The CFPB alleges that the company failed to follow the directions of borrowers with regard to repayments, repeatedly misapplied or misallocated payments, made the same errors repeatedly and neglected to correct mistakes. According to the CFPB's complaint, the servicer allegedly steered borrowers toward paying more than they needed to on their loans, and guided borrowers into forbearance agreements in lieu of a new repayment plan. Under federal law, borrowers have the right to apply for a repayment plan with a lower monthly payment. Instead of informing consumers about this option, the CFPB says the servicer would suggest forbearance, where borrowers take a break from making payments but interest continues to accrue. Between January 2010 to March 2015, the company earned $4 billion in interest for borrowers enrolled in multiple, consecutive forbearances, the CFPB claims.

The servicer likewise allegedly failed to adequately inform borrowers in income-driven repayment plans about their obligation to recertify their income and family size on an annual basis. Many borrowers failed to renew their enrollment on time and lost their lower monthly payments as a result, the CFPB said, and this practice also allegedly led to losing other protections such as interest subsidies and progress toward loan forgiveness.
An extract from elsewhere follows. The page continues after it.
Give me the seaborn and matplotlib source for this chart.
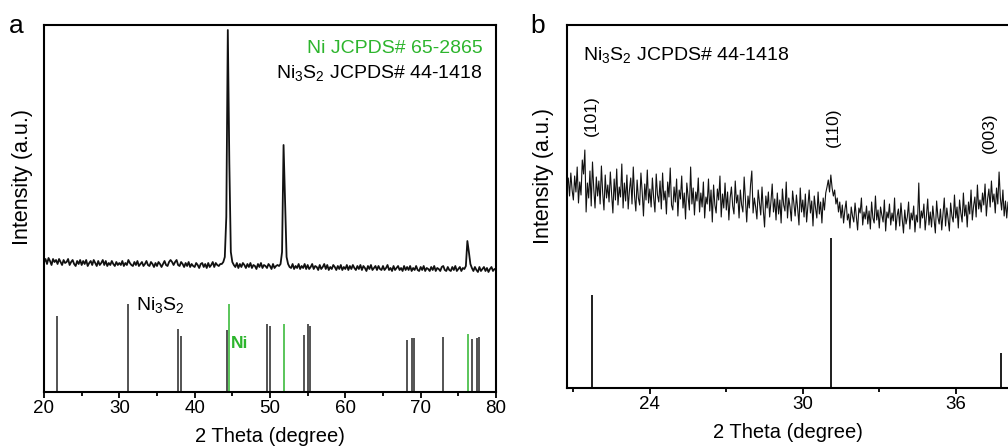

The complaint also alleges that borrowers seeking to release a co-signer from a loan faced obstacles and were confronted with allegedly deceptive information from the servicer. Although the servicer stated that a borrower could apply to release a co-signer after a certain number of consecutive, on-time payments were made, the CFPB alleges that the company reset the clock when a borrower prepaid a monthly installment.

Finally, the CFPB claimed that the servicer potentially harmed the credit of disabled veterans by misreporting to the credit reporting companies that severely and permanently disabled veterans who had their loans forgiven under the federal Total and Permanent Disability discharge program had instead defaulted on their loans.

The CFPB is purporting to enforce claims based on these alleged facts under its claimed authority to prosecute unfair, abusive or deceptive practices. The CFPB's complaint also includes a claim for violation of Regulation V in the servicer's credit reporting practices.

Why it matters

The CFPB has kept a close eye on student loans, publishing a report on the industry in 2015 that featured a framework for reform, followed up by a study in 2016 that found eight million borrowers are in default on more than $130 billion in student loans, a problem the CFPB perceives as exacerbated by what it views as poor loan servicing. "For years, [the servicer] failed consumers who counted on the company to help give them a fair chance to pay back their student loans," CFPB Director Richard Cordray said in a statement. "At every stage of repayment, [the servicer] chose to shortcut and deceive consumers to save on operating costs. Too many borrowers paid more for their loans because [the servicer] illegally cheated them and today's action seeks to hold them accountable." Whether the Trump administration will continue to prosecute the action is unclear as of this writing. The servicer has publicly denied the allegations.